Commento al filmato:è di una bellezza stupefacente questo “Allegro” dal “Concerto Con Molti Istromenti” in Do Magg. di Vivaldi; le sue armonie gioiose, esultanti, che raccontano l’insegnamento di san Paolo ai filippesi, fanno venire alla mente le emozioni che suscita in noi il versetto 8 del salmo 4:

«Hai messo più gioia nel mio cuore di quando abbondano vino e frumento.»

con questa gioia cantiamo al Nome di Gesù:

«Per questo Dio lo esaltò e gli donò il nome che è al di sopra di ogni nome, perché nel nome di Gesù ogni ginocchio si pieghi nei cieli, sulla terra e sotto terra, e ogni lingua proclami: «Gesù Cristo è Signore!», a gloria di Dio Padre.»

VANGELO (Lc 23, 36-43)

Gesù, ricòrdati di me, quando entrerai nel tuo regno.

Lettura del Vangelo secondo Luca.

Gloria a te, o Signore

In quel tempo. Anche i soldati deridevano il Signore Gesù, gli si accostavano per porgergli dell’aceto e dicevano: «Se tu sei il re dei Giudei, salva te stesso». Sopra di lui c’era anche una scritta: «Costui è il re dei Giudei».

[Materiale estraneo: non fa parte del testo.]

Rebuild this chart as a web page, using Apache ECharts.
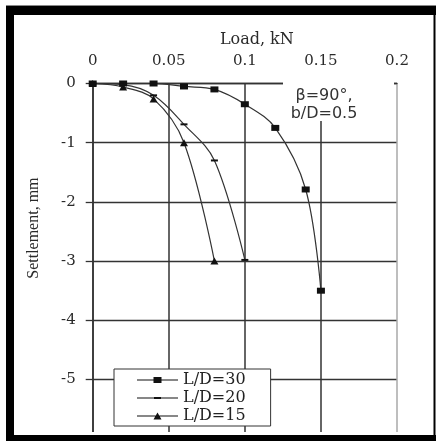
<!DOCTYPE html>
<html>
<head>
<meta charset="utf-8">
<script src="https://cdn.jsdelivr.net/npm/echarts@6/dist/echarts.min.js"></script>
<style>
  html, body { margin: 0; padding: 0; background: #fff; }
  #chart { width: 436px; height: 441px; }
</style>
</head>
<body>
<div id="chart"></div>
<script>
// Load (kN) and settlement (mm) for each pile length ratio
const loadLD30 = [0, 0.02, 0.04, 0.06, 0.08, 0.10, 0.12, 0.14, 0.15];
const settleLD30 = [0, 0, 0, -0.05, -0.10, -0.35, -0.75, -1.79, -3.5];
const loadLD20 = [0, 0.02, 0.04, 0.06, 0.08, 0.10];
const settleLD20 = [0, -0.02, -0.20, -0.69, -1.30, -2.98];
const loadLD15 = [0, 0.02, 0.04, 0.06, 0.08];
const settleLD15 = [0, -0.06, -0.26, -1.0, -3.0];

const seriesNames = ['L/D=30', 'L/D=20', 'L/D=15'];
const xTickLabels = ['0', '0.05', '0.1', '0.15', '0.2'];
const yTickLabels = ['0', '-1', '-2', '-3', '-4', '-5'];

const pairs = (xs, ys) => xs.map((x, i) => [x, ys[i]]);

// legend keys: a thin line with the series marker in its middle
const legendIcons = [
  'path://M0,2.4L41,2.4L41,3.6L0,3.6Z M16.5,0L24.5,0L24.5,6L16.5,6Z',
  'path://M0,0.5L41,0.5L41,1.5L0,1.5Z M17,0L24,0L24,2L17,2Z',
  'path://M0,3L41,3L41,4.1L0,4.1Z M16.5,7L20.5,0L24.5,7Z'
];

const chart = echarts.init(document.getElementById('chart'), null, { renderer: 'canvas' });

const serifLabel = { fontFamily: 'DejaVu Serif', fontSize: 15, color: '#2a2a2a' };
const lineCol = '#333';

const makeSeries = (name, data, symbol, size) => ({
  name,
  type: 'line',
  data,
  smooth: 0.35,
  symbol,
  symbolSize: size,
  showSymbol: true,
  lineStyle: { color: lineCol, width: 1.2 },
  itemStyle: { color: '#111' },
  z: 3
});

chart.setOption({
  animation: false,
  backgroundColor: '#fff',
  grid: { left: 92.7, right: 39, top: 83.5, bottom: 2.3 },
  xAxis: {
    type: 'value',
    position: 'top',
    min: 0,
    max: 0.2,
    interval: 0.05,
    name: 'Load, kN',
    nameLocation: 'middle',
    nameGap: 36,
    nameTextStyle: { fontFamily: 'DejaVu Serif', fontSize: 16, color: '#2a2a2a', padding: [0, 0, 0, 24] },
    axisLine: { show: true, lineStyle: { color: lineCol, width: 1.4 } },
    axisTick: { show: false },
    axisLabel: Object.assign({
      margin: 15,
      formatter: v => xTickLabels[Math.round(v / 0.05)]
    }, serifLabel),
    splitLine: {
      show: true,
      lineStyle: { color: [lineCol, lineCol, lineCol, lineCol, '#a8a8a8'], width: 1.5 }
    }
  },
  yAxis: {
    type: 'value',
    min: -6,
    max: 0,
    interval: 1,
    name: 'Settlement, mm',
    nameLocation: 'middle',
    nameGap: 51,
    nameTextStyle: { fontFamily: 'Liberation Serif', fontSize: 16, color: '#2a2a2a', padding: [0, 0, 0, 66] },
    axisLine: { show: true, lineStyle: { color: lineCol, width: 1.5 } },
    axisTick: { show: true, inside: false, length: 7, lineStyle: { color: lineCol, width: 1.3 } },
    axisLabel: Object.assign({
      margin: 17,
      showMinLabel: false,
      formatter: v => (v <= 0 && v >= -5) ? yTickLabels[Math.round(-v)] : ''
    }, serifLabel),
    splitLine: { show: true, lineStyle: { color: lineCol, width: 1.3 } }
  },
  legend: {
    orient: 'vertical',
    left: 114,
    top: 369,
    data: seriesNames.map((name, i) => ({ name, icon: legendIcons[i] })),
    itemWidth: 41,
    itemHeight: 14,
    itemGap: 2,
    symbolKeepAspect: true,
    padding: [3, 25, 2, 23],
    backgroundColor: '#fff',
    borderColor: '#333',
    borderWidth: 1,
    borderRadius: 0,
    textStyle: { fontFamily: 'DejaVu Serif', fontSize: 16, lineHeight: 16, color: '#222' }
  },
  series: [
    makeSeries(seriesNames[0], pairs(loadLD30, settleLD30), 'rect', [8, 6]),
    makeSeries(seriesNames[1], pairs(loadLD20, settleLD20), 'rect', [7, 2]),
    makeSeries(seriesNames[2], pairs(loadLD15, settleLD15), 'triangle', [8, 7])
  ],
  graphic: [
    // annotation panel with white backing over the grid
    { type: 'rect', z: 1, shape: { x: 283, y: 75, width: 111, height: 46 }, style: { fill: '#fff' } },
    {
      type: 'text', z: 4,
      style: {
        text: 'β=90°,\nb/D=0.5',
        x: 324, y: 105,
        align: 'center', verticalAlign: 'middle',
        font: '16px "DejaVu Sans"', lineHeight: 18,
        fill: '#333'
      }
    },
    // outer frame
    { type: 'rect', z: 100, shape: { x: 14, y: 432, width: 420, height: 3 }, style: { fill: '#fff' } },
    { type: 'rect', z: 100, shape: { x: 6, y: 5, width: 430, height: 1 }, style: { fill: '#888' } },
    { type: 'rect', z: 100, shape: { x: 6, y: 6, width: 430, height: 9 }, style: { fill: '#000' } },
    { type: 'rect', z: 100, shape: { x: 6, y: 6, width: 8, height: 435 }, style: { fill: '#000' } },
    { type: 'rect', z: 100, shape: { x: 433.5, y: 6, width: 2, height: 435 }, style: { fill: '#000' } },
    { type: 'rect', z: 100, shape: { x: 6, y: 435, width: 430, height: 6 }, style: { fill: '#000' } }
  ]
});
</script>
</body>
</html>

Uno dei malfattori appesi alla croce lo insultava: «Non sei tu il Cristo? Salva te stesso e noi!». L’altro invece lo rimproverava dicendo: «Non hai alcun timore di Dio, tu che sei condannato alla stessa pena? Noi, giustamente, perché riceviamo quello che abbiamo meritato per le nostre azioni; egli invece non ha fatto nulla di male». E disse: «Gesù, ricòrdati di me quando entrerai nel tuo regno». Gli rispose: «In verità io ti dico: oggi con me sarai nel paradiso».

Parola del Signore.

Lode a te, o Cristo

Commento al filmato:le note veementi, frenetiche, dello spettacolare “Allegro” del Concerto in Re min di Vivaldi, cantano con toni drammatici la derisione dei soldati sotto la Croce: «Se tu sei il re dei Giudei, salva te stesso»-nei versetti successivi, il Pianoforte dello splendido “Chiarina” da “Carnaval op. 9” di Robert Schumann, canta con toni appasionati, struggenti, la conversione del “buon Ladrone”:

«Gesù, ricòrdati di me quando entrerai nel tuo regno». Gli rispose: «In verità io ti dico: oggi con me sarai nel paradiso».